I rabbini erano soliti ripetere due volte i loro insegnamenti per imprimerli meglio nella mente dei discepoli. Spesso presentavano il loro messaggio prima in forma positiva, poi in forma negativa. Ricorrevano al noto artificio letterario detto “parallelismo antitetico”, usato anche da Gesù (Lc 6,20-26; Mt 7,24-27; Mc 16,16…).
Il nostro brano ne è un esempio: la seconda parte (vv. 41-45) non aggiunge assolutamente nulla alla prima; costituisce un espediente stilistico utilizzato per ribadire il concetto già espresso. Ciò che preme a Gesù non è incutere terrore agitando lo spauracchio dell’inferno, ma indicare – con immagini forti, perché il pericolo di sprecare la vita è molto serio – ciò che realmente conta. Non intende annunciare ciò che accadrà alla fine del mondo, ma far riflettere, aprire gli occhi, svelare il giudizio di Dio sulle scelte da fare oggi.

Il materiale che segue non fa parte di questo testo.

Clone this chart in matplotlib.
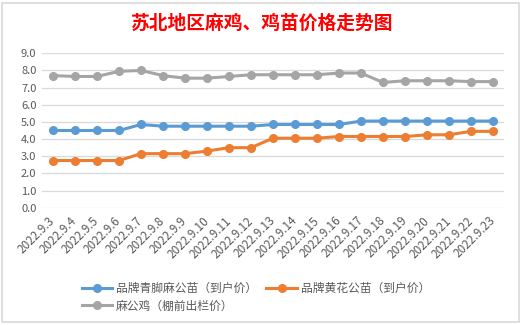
import matplotlib
matplotlib.use("Agg")
import matplotlib.pyplot as plt
from matplotlib.patches import Rectangle
from matplotlib.lines import Line2D

plt.rcParams["font.family"] = ["Noto Sans CJK SC", "DejaVu Sans"]

# Data
dates = ["2022.9.3", "2022.9.4", "2022.9.5", "2022.9.6", "2022.9.7", "2022.9.8",
         "2022.9.9", "2022.9.10", "2022.9.11", "2022.9.12", "2022.9.13", "2022.9.14",
         "2022.9.15", "2022.9.16", "2022.9.17", "2022.9.18", "2022.9.19", "2022.9.20",
         "2022.9.21", "2022.9.22", "2022.9.23"]
qingjiao = [4.5, 4.5, 4.5, 4.5, 4.85, 4.75, 4.75, 4.75, 4.75, 4.75, 4.85, 4.85,
            4.85, 4.85, 5.05, 5.05, 5.05, 5.05, 5.05, 5.05, 5.05]
huanghua = [2.75, 2.75, 2.75, 2.75, 3.15, 3.15, 3.15, 3.3, 3.5, 3.5, 4.05, 4.05,
            4.05, 4.15, 4.15, 4.15, 4.15, 4.25, 4.25, 4.45, 4.45]
magongji = [7.7, 7.65, 7.65, 7.95, 8.0, 7.7, 7.55, 7.55, 7.65, 7.75, 7.75, 7.75,
            7.75, 7.85, 7.85, 7.3, 7.4, 7.4, 7.4, 7.35, 7.35]
series_names = ["品牌青脚麻公苗（到户价）", "品牌黄花公苗（到户价）", "麻公鸡（棚前出栏价）"]
yticks = [0, 1, 2, 3, 4, 5, 6, 7, 8, 9]

BLUE = "#5B9BD5"
ORANGE = "#ED7D31"
GRAY = "#A5A5A5"
TEXT = "#595959"
GRID = "#D9D9D9"

fig = plt.figure(figsize=(5.22, 3.25), dpi=100, facecolor="white")

# chart frame
fig.patches.append(Rectangle((2 / 522, 3 / 325), 517 / 522, 319 / 325, transform=fig.transFigure,
                             fill=False, edgecolor="#D9D9D9", linewidth=1.2))

ax = fig.add_axes([42 / 522, 1 - 207.7 / 325, (504 - 42) / 522, (207.7 - 53.3) / 325])
x = list(range(len(dates)))
lines = []
for vals, color in [(qingjiao, BLUE), (huanghua, ORANGE), (magongji, GRAY)]:
    ln, = ax.plot(x, vals, color=color, linewidth=2.2, marker="o", markersize=5.5, zorder=3)
    lines.append(ln)

ax.set_xlim(-0.5, len(dates) - 0.5)
ax.set_ylim(0, 9)
ax.set_yticks(yticks)
ax.set_yticklabels([f"{v:.1f}" for v in yticks], fontsize=8, color=TEXT)
ax.set_xticks(x)
ax.set_xticklabels(dates, rotation=45, ha="right", va="center", rotation_mode="anchor",
                   fontsize=8.5, color=TEXT)
ax.tick_params(axis="both", length=0, pad=4)
ax.tick_params(axis="x", pad=8)
ax.grid(axis="y", color=GRID, linewidth=0.9)
ax.set_axisbelow(True)
for s in ax.spines.values():
    s.set_visible(False)

fig.text(0.5, 1 - 23 / 325, "苏北地区麻鸡、鸡苗价格走势图", ha="center", va="center",
         fontsize=13.5, fontweight="bold", color="#FF0000")

# legend is filled column-wise, so reorder to get blue/orange on row 1, gray on row 2
order = [0, 2, 1]
handles = [Line2D([0], [0], color=lines[i].get_color(), linewidth=2.2, marker="o", markersize=5.5)
           for i in order]
fig.legend(handles, [series_names[i] for i in order], loc="upper center",
           bbox_to_anchor=(0.49, 1 - 274 / 325), ncol=2, frameon=False, fontsize=8.5,
           labelcolor=TEXT, handlelength=2.6, handletextpad=0.3, columnspacing=0.8,
           labelspacing=0.35, borderpad=0.2)

fig.savefig("out.png", dpi=100, facecolor="white")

Un semplice esempio può aiutare a capire. In una gioielleria sono esposti due monili, uno di oro zecchino anche se un po’ consumato dall’uso, l’altro di ottone ben lucidato. Entra un acquirente inesperto che rimane affascinato dal luccichio del monile di ottone. Per sua fortuna compare un intenditore che lo mette in guardia: attento – gli dice – non sprecare i tuoi soldi per quella patacca! Questo giudizio lo salva, gli impedisce di commettere un errore. Anche se l’intenditore usasse espressioni dure e minacciose, le sue parole sarebbero comunque un messaggio di salvezza.
Sostenere che la scena di giudizio descritta da Gesù si riferisca alla condanna dei peccatori alle pene dell’inferno ci appare azzardato. L’inferno esiste, ma non è un luogo creato da Dio per punire, al termine della vita, chi si sarà comportato male. È una condizione di infelicità e di disperazione creata dal peccato. Dall’inferno del peccato è però possibile uscire: si viene liberati da Cristo e dal suo giudizio di salvezza.

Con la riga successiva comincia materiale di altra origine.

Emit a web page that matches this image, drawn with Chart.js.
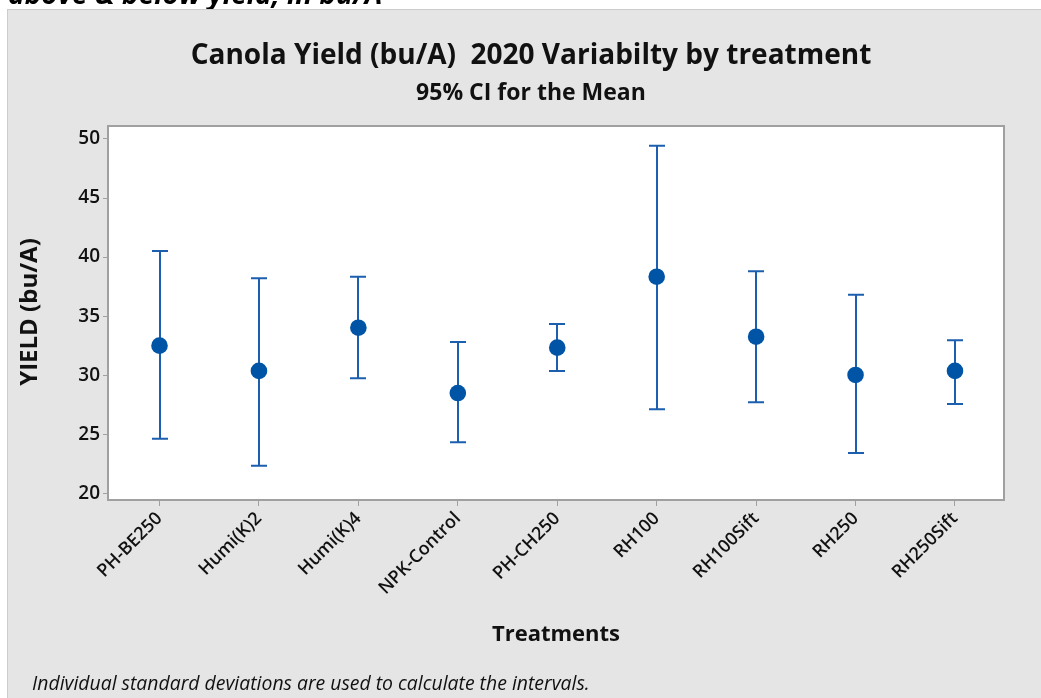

Ma Dio, alla fine, non castigherà i malvagi?
A noi un giudice appare giusto quando, dopo aver valutato il male commesso, punisce con equità. Ma non è questa la giustizia di Dio. Egli è giusto non perché premia o castiga conforme ai nostri criteri e alle nostre attese – in tal caso non avremmo speranza e saremmo tutti rovinati – ma perché riesce a rendere giusti coloro che sono malvagi (Rm 3,21-26). La questione dunque non è: chi sarà considerato pecora e chi capro alla fine del mondo, ma in quali occasioni oggi siamo pecore e in quali ci comportiamo da capri. Siamo pecore quando amiamo il fratello, siamo capri quando lo trascuriamo.
E alla fine?
È davvero difficile sostenere che il buon pastore – cui nessuno riuscirà a strappare di mano alcuna pecora (Gv 10,28) – dopo averci lasciato saltare come capretti un po’ a destra e un po’ a sinistra, non trovi comunque il modo di farci diventare tutti... suoi agnelli.